The Program in Journalism will fall under the Humanities Council, whose mission is “to nurture the humanities locally and globally, engage diverse perspectives past and present, and enrich public dialogue with humanistic approaches.”

Stephens noted that he hopes the program will “emphasize public service, diversity, and the importance of verified facts in a participatory democracy,” because University students “have the ability to change the world.”

“We’re going to do everything we can to provide [students] with the tools and insights they’ll need,” Stephens said.

Stephens’s former students responded enthusiastically to his new position, including Andie Ayala ’19 and Newby Parton ’18.

“Professor Joe Stephens is not only an excellent professor, but also a very attentive and wise mentor,” Ayala said. “I think that, as the head of the journalism program, he [will] do a wonderful job at guiding students in meaningful and engaging reporting.”

“The Program in Journalism is in very good hands,” Parton added.

Parton is a former head opinion editor for the ‘Prince.’

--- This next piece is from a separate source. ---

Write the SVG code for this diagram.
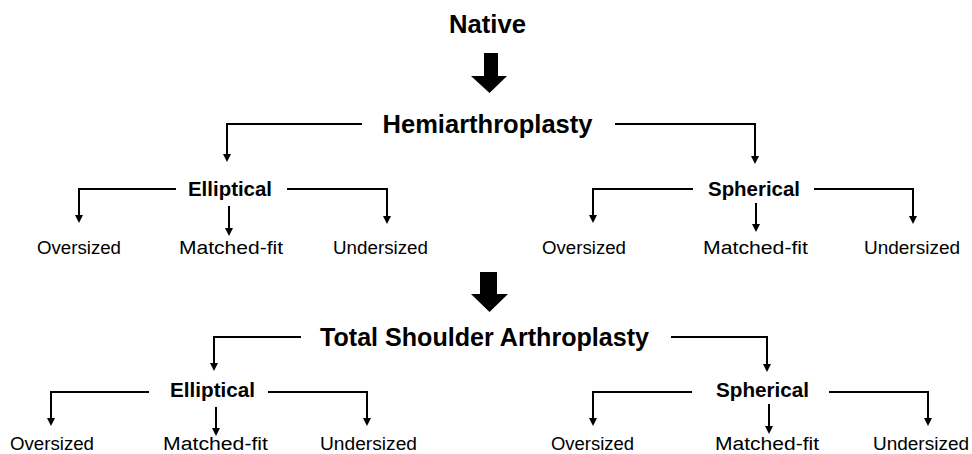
<svg xmlns="http://www.w3.org/2000/svg" width="972" height="454" viewBox="0 0 972 454">
<defs>
<style>
text{font-family:"Liberation Sans",Arial,sans-serif;fill:#000;text-anchor:middle}
.l1{font-size:26px;font-weight:bold}
.l2{font-size:20px;font-weight:bold}
.l3{font-size:18px}
.c{fill:none;stroke:#000;stroke-width:2}
</style>
<marker id="ah" markerUnits="userSpaceOnUse" markerWidth="10" markerHeight="10" refX="2" refY="4" orient="auto">
<path d="M0,0 L8,4 L0,8 z" fill="#000"/>
</marker>
</defs>
<rect width="972" height="454" fill="#fff"/>

<g id="connectors">
<path d="M484,53 H498 V76 H507 L489.5,93 L471,76 H484 Z" fill="#000"/>
<path d="M480,272 H497 V294 H508 L489.5,312 L471,294 H480 Z" fill="#000"/>

<path class="c" d="M362,124 H227 V156" marker-end="url(#ah)"/>
<path class="c" d="M615,124 H755 V158" marker-end="url(#ah)"/>

<path class="c" d="M176,189 H79 V217" marker-end="url(#ah)"/>
<path class="c" d="M229,206 V230" marker-end="url(#ah)"/>
<path class="c" d="M287,189 H387 V218" marker-end="url(#ah)"/>

<path class="c" d="M693,189 H593 V217" marker-end="url(#ah)"/>
<path class="c" d="M756,203 V226" marker-end="url(#ah)"/>
<path class="c" d="M814,189 H913 V218" marker-end="url(#ah)"/>

<path class="c" d="M301,337 H214 V365" marker-end="url(#ah)"/>
<path class="c" d="M671,337 H767 V366" marker-end="url(#ah)"/>

<path class="c" d="M149,392 H51 V420" marker-end="url(#ah)"/>
<path class="c" d="M216,407 V430" marker-end="url(#ah)"/>
<path class="c" d="M268,392 H367 V420" marker-end="url(#ah)"/>

<path class="c" d="M692,392 H593 V420" marker-end="url(#ah)"/>
<path class="c" d="M769,404 V428" marker-end="url(#ah)"/>
<path class="c" d="M829,392 H928 V420" marker-end="url(#ah)"/>
</g>

<g id="native"><text class="l1" x="487.5" y="33" textLength="77" lengthAdjust="spacingAndGlyphs">Native</text></g>
<g id="hemi"><text class="l1" x="487.5" y="133" textLength="210" lengthAdjust="spacingAndGlyphs">Hemiarthroplasty</text></g>

<g id="hemi-elliptical"><text class="l2" x="230" y="196" textLength="84" lengthAdjust="spacingAndGlyphs">Elliptical</text></g>
<g id="hemi-ell-over"><text class="l3" x="79" y="254" textLength="84" lengthAdjust="spacingAndGlyphs">Oversized</text></g>
<g id="hemi-ell-match"><text class="l3" x="231" y="254" textLength="104" lengthAdjust="spacingAndGlyphs">Matched-fit</text></g>
<g id="hemi-ell-under"><text class="l3" x="380.5" y="254" textLength="95" lengthAdjust="spacingAndGlyphs">Undersized</text></g>

<g id="hemi-spherical"><text class="l2" x="754" y="196" textLength="92" lengthAdjust="spacingAndGlyphs">Spherical</text></g>
<g id="hemi-sph-over"><text class="l3" x="584" y="254" textLength="84" lengthAdjust="spacingAndGlyphs">Oversized</text></g>
<g id="hemi-sph-match"><text class="l3" x="755.5" y="254" textLength="105" lengthAdjust="spacingAndGlyphs">Matched-fit</text></g>
<g id="hemi-sph-under"><text class="l3" x="912" y="254" textLength="96" lengthAdjust="spacingAndGlyphs">Undersized</text></g>

<g id="tsa"><text class="l1" x="484.5" y="346" textLength="329" lengthAdjust="spacingAndGlyphs">Total Shoulder Arthroplasty</text></g>

<g id="tsa-elliptical"><text class="l2" x="212.5" y="397" textLength="85" lengthAdjust="spacingAndGlyphs">Elliptical</text></g>
<g id="tsa-ell-over"><text class="l3" x="52" y="450" textLength="84" lengthAdjust="spacingAndGlyphs">Oversized</text></g>
<g id="tsa-ell-match"><text class="l3" x="215.5" y="450" textLength="105" lengthAdjust="spacingAndGlyphs">Matched-fit</text></g>
<g id="tsa-ell-under"><text class="l3" x="368.5" y="450" textLength="97" lengthAdjust="spacingAndGlyphs">Undersized</text></g>

<g id="tsa-spherical"><text class="l2" x="762.5" y="397" textLength="93" lengthAdjust="spacingAndGlyphs">Spherical</text></g>
<g id="tsa-sph-over"><text class="l3" x="592.5" y="450" textLength="83" lengthAdjust="spacingAndGlyphs">Oversized</text></g>
<g id="tsa-sph-match"><text class="l3" x="767" y="450" textLength="104" lengthAdjust="spacingAndGlyphs">Matched-fit</text></g>
<g id="tsa-sph-under"><text class="l3" x="921" y="450" textLength="96" lengthAdjust="spacingAndGlyphs">Undersized</text></g>
</svg>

Matt Miller ’19 also spoke fondly of Stephens as both a professor and a mentor.

“Joe Stephens is an amazing journalist, an even better man, and one of the best professors Princeton has to offer,” said Miller. “He is already responsible for leading the Princeton Journalism Program and for its successes so far, and will be a fantastic founding director.”

Prior to becoming a professor at the University, Stephens was on the Washington Post’s investigative projects team, which he joined in 1999. Stephens has written extensively on the U.S. Energy Department, political corruption, the Middle East, the federal judiciary, and drug experiments conducted on children in developing countries.

Alice Maiden ’19, another one of Stephens’s former students, was first taught by Stephens after her sophomore year, when she participated in his summer journalism seminar in Greece. Maiden recognized Stephens as a professor who left her “with the burning desire to work with journalism.”

“I think one of the coolest parts about the journalism department is that we have a rotating faculty, so we’re always getting new professors,” Maiden said. “But as journalism at Princeton is growing, I think it’s important to have that backbone as a department, and Joe is definitely that backbone.”

This fall, Stephens is teaching the journalism class JRN 445: Investigative Journalism: Accountability Reporting. His current students, including Lloyd Feng ’19, expressed immediate support for Stephens and the new program.

“As someone who is taking his first journalism class and is still really fresh to journalism at Princeton, I think that this is a super exciting time,” Feng said. “Stephens is a really captivating and inspiring teacher, and he obviously really cares about what he does and about journalism. I think that it all ties back to the mission of Princeton, which is service.”

Despite the fact that it is his senior year, Feng anticipates that the experience will be extremely rewarding. He noted that journalism classes are a great supplement to education at the University and “will be beneficial to students even after Princeton.”

The certificate program in journalism will require students to complete at least five courses in the department, participate in at least six weeks of sustained fieldwork, and present a journalism piece at an interdisciplinary colloquium at the end of their senior year.